Introduction

In this blog post, we will explore how to solve the LeetCode problem "2069" using AI. LeetCode is a popular platform for preparing for coding interviews, and with the help of AI tools like Chatmagic, we can generate solutions quickly and efficiently - helping you pass the interviews and get the job offer without having to study for months.

Problem Statement

A width x height grid is on an XY-plane with the bottom-left cell at (0, 0) and the top-right cell at (width - 1, height - 1). The grid is aligned with the four cardinal directions ("North", "East", "South", and "West"). A robot is initially at cell (0, 0) facing direction "East". The robot can be instructed to move for a specific number of steps. For each step, it does the following. Attempts to move forward one cell in the direction it is facing. If the cell the robot is moving to is out of bounds, the robot instead turns 90 degrees counterclockwise and retries the step. After the robot finishes moving the number of steps required, it stops and awaits the next instruction. Implement the Robot class: Robot(int width, int height) Initializes the width x height grid with the robot at (0, 0) facing "East". void step(int num) Instructs the robot to move forward num steps. int[] getPos() Returns the current cell the robot is at, as an array of length 2, [x, y]. String getDir() Returns the current direction of the robot, "North", "East", "South", or "West". Example 1: Input ["Robot", "step", "step", "getPos", "getDir", "step", "step", "step", "getPos", "getDir"] [[6, 3], [2], [2], [], [], [2], [1], [4], [], []] Output [null, null, null, [4, 0], "East", null, null, null, [1, 2], "West"] Explanation Robot robot = new Robot(6, 3); // Initialize the grid and the robot at (0, 0) facing East. robot.step(2); // It moves two steps East to (2, 0), and faces East. robot.step(2); // It moves two steps East to (4, 0), and faces East. robot.getPos(); // return [4, 0] robot.getDir(); // return "East" robot.step(2); // It moves one step East to (5, 0), and faces East. // Moving the next step East would be out of bounds, so it turns and faces North. // Then, it moves one step North to (5, 1), and faces North. robot.step(1); // It moves one step North to (5, 2), and faces North (not West). robot.step(4); // Moving the next step North would be out of bounds, so it turns and faces West. // Then, it moves four steps West to (1, 2), and faces West. robot.getPos(); // return [1, 2] robot.getDir(); // return "West" Constraints: 2 <= width, height <= 100 1 <= num <= 105 At most 104 calls in total will be made to step, getPos, and getDir.

Explanation

Here's a breakdown of the solution:

• Simulate Movement: The core idea is to simulate the robot's movement step by step, handling boundary checks and direction changes as required.
• Optimize Steps with Modulo: Since the robot moves in a cycle, we can use the modulo operator to efficiently determine the final position and direction after a large number of steps, without actually iterating through each step. This dramatically speeds things up for large 'num' values in the step() function. We pre-calculate the perimeter of the grid's path.

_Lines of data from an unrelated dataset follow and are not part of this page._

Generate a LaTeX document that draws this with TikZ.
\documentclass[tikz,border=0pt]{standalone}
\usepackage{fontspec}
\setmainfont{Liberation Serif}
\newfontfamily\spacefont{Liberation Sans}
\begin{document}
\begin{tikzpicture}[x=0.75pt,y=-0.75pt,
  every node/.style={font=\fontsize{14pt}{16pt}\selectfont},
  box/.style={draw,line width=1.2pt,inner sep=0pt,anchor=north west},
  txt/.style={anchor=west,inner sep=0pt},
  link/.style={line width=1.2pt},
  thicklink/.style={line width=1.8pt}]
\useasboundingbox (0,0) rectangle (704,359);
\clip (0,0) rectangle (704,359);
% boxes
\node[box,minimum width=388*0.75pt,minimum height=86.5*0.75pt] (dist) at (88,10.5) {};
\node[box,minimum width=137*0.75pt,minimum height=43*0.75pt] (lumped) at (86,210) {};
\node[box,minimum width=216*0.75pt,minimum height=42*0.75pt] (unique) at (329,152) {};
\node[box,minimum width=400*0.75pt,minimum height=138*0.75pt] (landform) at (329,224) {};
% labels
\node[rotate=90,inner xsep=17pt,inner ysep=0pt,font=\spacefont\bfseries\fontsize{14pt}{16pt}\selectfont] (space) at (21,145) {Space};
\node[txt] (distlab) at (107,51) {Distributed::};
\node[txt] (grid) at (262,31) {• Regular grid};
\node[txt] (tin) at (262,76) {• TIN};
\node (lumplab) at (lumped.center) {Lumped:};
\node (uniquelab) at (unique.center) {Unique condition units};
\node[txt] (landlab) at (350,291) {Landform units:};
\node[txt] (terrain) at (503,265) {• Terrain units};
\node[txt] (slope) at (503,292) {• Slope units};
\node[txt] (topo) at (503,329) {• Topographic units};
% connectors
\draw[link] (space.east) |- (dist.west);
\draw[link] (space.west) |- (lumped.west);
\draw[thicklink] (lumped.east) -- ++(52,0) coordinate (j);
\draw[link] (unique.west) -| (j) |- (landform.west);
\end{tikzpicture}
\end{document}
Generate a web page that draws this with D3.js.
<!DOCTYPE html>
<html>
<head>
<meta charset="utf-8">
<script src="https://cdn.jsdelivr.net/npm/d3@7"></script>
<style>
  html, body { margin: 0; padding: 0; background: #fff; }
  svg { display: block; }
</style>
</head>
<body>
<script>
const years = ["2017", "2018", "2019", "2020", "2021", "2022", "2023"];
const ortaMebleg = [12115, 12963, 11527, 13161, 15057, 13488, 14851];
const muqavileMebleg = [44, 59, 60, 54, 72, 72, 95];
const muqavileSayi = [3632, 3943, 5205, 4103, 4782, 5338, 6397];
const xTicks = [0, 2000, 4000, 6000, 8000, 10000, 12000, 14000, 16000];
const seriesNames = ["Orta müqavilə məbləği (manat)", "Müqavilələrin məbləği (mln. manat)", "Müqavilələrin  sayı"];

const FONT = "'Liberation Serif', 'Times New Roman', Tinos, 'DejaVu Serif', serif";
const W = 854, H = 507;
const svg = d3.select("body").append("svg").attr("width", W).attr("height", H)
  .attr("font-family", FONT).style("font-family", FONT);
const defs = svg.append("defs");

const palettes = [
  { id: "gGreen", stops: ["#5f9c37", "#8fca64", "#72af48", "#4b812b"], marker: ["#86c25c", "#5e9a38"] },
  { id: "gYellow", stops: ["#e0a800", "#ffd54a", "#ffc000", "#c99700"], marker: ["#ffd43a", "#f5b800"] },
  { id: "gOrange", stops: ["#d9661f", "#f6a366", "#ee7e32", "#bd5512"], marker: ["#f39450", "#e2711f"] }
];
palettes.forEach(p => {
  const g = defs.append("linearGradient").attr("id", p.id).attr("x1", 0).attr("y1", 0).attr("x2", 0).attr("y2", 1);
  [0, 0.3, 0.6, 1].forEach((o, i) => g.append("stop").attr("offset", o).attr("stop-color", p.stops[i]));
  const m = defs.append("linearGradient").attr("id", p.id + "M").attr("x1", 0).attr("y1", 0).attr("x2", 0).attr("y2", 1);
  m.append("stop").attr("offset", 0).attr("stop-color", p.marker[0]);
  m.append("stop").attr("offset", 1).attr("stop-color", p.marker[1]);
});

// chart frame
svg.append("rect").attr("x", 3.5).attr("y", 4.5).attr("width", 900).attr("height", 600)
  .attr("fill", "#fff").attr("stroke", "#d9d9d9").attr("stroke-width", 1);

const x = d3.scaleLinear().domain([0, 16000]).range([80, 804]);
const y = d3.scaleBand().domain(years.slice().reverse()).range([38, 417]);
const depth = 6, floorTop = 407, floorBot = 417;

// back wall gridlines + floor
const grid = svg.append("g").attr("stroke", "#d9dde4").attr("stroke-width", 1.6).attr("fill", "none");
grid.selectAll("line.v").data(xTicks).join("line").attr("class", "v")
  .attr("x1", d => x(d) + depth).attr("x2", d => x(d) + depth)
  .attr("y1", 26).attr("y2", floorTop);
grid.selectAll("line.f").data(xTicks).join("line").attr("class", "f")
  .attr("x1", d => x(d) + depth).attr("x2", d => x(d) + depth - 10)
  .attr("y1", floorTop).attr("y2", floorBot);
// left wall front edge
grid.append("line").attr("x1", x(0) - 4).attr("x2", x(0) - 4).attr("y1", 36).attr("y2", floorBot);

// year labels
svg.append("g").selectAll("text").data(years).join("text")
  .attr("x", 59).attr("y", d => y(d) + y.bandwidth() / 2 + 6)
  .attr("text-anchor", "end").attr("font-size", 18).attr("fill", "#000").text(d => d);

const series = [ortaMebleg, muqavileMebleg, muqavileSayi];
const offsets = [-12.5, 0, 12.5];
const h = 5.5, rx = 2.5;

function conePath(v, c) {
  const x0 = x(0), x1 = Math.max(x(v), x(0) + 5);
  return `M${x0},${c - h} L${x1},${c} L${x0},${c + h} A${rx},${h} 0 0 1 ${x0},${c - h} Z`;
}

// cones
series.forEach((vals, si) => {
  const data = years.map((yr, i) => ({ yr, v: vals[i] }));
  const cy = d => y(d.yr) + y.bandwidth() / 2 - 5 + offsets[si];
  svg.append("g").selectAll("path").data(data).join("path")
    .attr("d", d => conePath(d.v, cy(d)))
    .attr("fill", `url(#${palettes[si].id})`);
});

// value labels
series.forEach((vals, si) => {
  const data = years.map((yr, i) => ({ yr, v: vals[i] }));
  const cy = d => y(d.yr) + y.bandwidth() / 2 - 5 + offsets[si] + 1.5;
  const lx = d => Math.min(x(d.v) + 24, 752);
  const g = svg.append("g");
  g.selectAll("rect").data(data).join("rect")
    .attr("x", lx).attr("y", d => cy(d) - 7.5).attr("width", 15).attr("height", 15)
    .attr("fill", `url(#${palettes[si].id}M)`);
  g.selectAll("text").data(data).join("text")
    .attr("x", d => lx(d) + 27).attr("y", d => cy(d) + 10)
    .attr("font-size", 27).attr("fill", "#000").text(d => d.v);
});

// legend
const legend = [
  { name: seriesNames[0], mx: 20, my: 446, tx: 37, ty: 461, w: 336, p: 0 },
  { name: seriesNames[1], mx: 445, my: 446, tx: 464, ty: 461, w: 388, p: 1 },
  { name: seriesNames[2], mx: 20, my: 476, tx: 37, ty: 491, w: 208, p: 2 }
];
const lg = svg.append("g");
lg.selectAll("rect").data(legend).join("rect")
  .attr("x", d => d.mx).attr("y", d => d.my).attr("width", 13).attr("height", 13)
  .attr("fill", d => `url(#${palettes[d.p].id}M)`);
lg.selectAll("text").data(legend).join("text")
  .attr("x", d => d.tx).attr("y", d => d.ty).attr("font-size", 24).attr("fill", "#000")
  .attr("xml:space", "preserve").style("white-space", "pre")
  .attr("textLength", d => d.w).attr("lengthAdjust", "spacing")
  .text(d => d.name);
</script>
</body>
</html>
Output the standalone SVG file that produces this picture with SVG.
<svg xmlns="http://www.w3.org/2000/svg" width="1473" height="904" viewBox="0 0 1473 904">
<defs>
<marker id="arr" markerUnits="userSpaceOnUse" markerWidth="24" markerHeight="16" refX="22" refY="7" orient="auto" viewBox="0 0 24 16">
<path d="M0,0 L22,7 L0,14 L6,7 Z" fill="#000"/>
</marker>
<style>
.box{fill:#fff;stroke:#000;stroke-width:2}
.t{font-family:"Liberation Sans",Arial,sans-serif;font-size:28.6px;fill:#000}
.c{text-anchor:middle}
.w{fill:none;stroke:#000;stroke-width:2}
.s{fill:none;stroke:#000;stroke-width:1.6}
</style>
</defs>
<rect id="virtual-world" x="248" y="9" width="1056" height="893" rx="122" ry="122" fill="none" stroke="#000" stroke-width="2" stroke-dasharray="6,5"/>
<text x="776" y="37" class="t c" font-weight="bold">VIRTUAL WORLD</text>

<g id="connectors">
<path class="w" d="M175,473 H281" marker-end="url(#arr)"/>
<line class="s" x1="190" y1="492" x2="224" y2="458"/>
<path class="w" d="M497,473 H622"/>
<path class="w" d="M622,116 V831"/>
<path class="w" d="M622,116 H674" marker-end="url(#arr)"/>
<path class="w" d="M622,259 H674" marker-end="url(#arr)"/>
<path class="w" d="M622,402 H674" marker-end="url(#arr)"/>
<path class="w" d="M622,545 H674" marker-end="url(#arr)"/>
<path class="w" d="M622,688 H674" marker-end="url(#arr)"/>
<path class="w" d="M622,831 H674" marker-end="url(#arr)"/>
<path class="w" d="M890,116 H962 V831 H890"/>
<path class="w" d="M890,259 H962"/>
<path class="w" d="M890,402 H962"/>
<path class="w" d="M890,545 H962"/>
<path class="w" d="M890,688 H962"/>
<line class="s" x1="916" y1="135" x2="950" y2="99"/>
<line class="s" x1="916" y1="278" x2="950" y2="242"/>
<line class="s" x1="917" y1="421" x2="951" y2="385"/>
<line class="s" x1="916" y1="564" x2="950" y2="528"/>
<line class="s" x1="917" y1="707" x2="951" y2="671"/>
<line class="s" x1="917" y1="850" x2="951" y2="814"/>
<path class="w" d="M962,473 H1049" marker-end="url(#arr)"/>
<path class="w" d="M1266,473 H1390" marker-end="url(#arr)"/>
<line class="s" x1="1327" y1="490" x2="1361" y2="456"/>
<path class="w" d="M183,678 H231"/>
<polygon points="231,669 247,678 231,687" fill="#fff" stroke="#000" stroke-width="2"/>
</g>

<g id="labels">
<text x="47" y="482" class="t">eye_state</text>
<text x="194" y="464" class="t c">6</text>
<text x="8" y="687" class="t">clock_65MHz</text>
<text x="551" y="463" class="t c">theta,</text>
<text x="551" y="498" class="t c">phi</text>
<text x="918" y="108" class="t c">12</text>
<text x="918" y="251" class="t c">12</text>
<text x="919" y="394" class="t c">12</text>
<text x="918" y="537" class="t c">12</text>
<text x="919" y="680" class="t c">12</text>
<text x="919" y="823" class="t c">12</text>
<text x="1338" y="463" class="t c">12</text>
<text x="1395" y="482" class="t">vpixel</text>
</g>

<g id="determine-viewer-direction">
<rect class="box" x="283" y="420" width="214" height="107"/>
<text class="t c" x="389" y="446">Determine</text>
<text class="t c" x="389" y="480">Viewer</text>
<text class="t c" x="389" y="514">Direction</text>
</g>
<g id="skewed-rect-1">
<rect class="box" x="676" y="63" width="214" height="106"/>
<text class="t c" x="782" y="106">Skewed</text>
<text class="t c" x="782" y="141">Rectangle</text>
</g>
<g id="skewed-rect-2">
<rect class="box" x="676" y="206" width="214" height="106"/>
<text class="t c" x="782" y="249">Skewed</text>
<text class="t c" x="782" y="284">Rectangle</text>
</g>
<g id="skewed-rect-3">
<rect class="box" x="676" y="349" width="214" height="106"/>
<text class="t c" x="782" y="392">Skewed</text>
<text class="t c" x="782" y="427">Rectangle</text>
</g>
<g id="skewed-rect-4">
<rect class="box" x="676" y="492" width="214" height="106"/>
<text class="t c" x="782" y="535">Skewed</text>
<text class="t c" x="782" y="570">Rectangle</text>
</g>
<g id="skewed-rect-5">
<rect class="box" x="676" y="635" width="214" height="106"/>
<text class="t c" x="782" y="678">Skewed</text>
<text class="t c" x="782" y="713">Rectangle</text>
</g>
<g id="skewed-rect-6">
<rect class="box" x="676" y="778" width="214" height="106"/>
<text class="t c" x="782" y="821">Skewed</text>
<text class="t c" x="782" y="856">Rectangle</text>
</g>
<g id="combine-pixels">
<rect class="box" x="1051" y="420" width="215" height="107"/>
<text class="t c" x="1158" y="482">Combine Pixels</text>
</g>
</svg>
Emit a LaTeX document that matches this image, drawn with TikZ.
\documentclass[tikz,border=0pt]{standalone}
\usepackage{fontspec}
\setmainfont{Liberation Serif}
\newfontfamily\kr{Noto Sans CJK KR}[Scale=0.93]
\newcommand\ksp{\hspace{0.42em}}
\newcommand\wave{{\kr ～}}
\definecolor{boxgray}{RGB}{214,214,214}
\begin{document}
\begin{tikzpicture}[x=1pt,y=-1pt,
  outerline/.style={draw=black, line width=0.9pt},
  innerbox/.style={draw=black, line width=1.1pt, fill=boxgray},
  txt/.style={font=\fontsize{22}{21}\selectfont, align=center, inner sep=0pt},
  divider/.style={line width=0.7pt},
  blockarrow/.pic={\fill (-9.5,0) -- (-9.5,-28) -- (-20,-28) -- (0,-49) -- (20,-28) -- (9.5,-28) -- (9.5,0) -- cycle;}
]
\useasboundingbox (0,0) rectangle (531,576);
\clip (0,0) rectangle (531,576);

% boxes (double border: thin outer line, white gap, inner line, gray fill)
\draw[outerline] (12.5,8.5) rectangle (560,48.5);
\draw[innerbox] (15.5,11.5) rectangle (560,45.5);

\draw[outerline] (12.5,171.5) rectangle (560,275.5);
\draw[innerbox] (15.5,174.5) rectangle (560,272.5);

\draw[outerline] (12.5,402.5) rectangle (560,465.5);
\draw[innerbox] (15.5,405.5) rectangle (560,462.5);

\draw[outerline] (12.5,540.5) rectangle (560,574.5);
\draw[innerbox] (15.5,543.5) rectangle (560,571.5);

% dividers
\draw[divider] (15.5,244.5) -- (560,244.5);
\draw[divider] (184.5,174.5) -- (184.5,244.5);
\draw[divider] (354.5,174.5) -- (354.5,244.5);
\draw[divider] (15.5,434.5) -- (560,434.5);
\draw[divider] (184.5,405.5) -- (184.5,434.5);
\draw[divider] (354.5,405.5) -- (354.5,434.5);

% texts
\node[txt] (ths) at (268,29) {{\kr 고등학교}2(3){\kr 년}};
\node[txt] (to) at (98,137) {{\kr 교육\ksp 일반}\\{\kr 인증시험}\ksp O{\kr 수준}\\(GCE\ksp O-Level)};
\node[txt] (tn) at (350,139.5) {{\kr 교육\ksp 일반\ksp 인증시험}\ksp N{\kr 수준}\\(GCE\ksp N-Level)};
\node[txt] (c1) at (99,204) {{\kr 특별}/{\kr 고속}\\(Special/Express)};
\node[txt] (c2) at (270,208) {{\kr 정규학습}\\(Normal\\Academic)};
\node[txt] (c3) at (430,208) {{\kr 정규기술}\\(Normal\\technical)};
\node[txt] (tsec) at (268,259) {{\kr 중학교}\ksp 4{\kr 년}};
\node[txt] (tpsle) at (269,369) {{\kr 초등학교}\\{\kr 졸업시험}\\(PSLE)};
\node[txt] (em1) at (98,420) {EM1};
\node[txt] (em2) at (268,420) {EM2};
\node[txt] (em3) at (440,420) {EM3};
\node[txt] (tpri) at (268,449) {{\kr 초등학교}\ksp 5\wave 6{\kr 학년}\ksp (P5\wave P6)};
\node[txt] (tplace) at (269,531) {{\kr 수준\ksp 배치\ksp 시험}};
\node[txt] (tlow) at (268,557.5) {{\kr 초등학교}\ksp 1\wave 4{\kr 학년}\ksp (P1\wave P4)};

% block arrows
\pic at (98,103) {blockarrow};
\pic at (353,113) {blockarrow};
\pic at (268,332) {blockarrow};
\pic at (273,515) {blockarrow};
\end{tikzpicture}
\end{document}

• Direction Tracking: Keep track of the current direction as an index into a directions array, allowing easy switching between directions using modulo arithmetic.

• Runtime Complexity: O(1) for getPos() and getDir(). O(1) for step() after pre-calculation of the perimeter. Storage Complexity: O(1)

Code

    class Robot:

    def __init__(self, width: int, height: int):
        self.width = width
        self.height = height
        self.x = 0
        self.y = 0
        self.dir_index = 0  # 0: East, 1: North, 2: West, 3: South
        self.directions = ["East", "North", "West", "South"]
        self.perimeter = 2 * (width + height) - 4
        self.moved = False # To track if any step has been taken yet

    def step(self, num: int) -> None:
        num %= self.perimeter
        if num == 0 and not self.moved:
            pass  # Special case for initial position
        elif num == 0:
            self.dir_index = (self.dir_index) % 4
            return # Special case for when num is a multiple of the perimeter

        self.moved = True

        while num > 0:
            if self.dir_index == 0:  # East
                if self.x + num < self.width:
                    self.x += num
                    num = 0
                else:
                    num -= (self.width - 1 - self.x)
                    self.x = self.width - 1
                    self.dir_index = 1

            elif self.dir_index == 1:  # North
                if self.y + num < self.height:
                    self.y += num
                    num = 0
                else:
                    num -= (self.height - 1 - self.y)
                    self.y = self.height - 1
                    self.dir_index = 2

            elif self.dir_index == 2:  # West
                if self.x - num >= 0:
                    self.x -= num
                    num = 0
                else:
                    num -= self.x
                    self.x = 0
                    self.dir_index = 3

            elif self.dir_index == 3:  # South
                if self.y - num >= 0:
                    self.y -= num
                    num = 0
                else:
                    num -= self.y
                    self.y = 0
                    self.dir_index = 0



    def getPos(self) -> list[int]:
        return [self.x, self.y]

    def getDir(self) -> str:

        if not self.moved:
           return "East"
        return self.directions[self.dir_index % 4]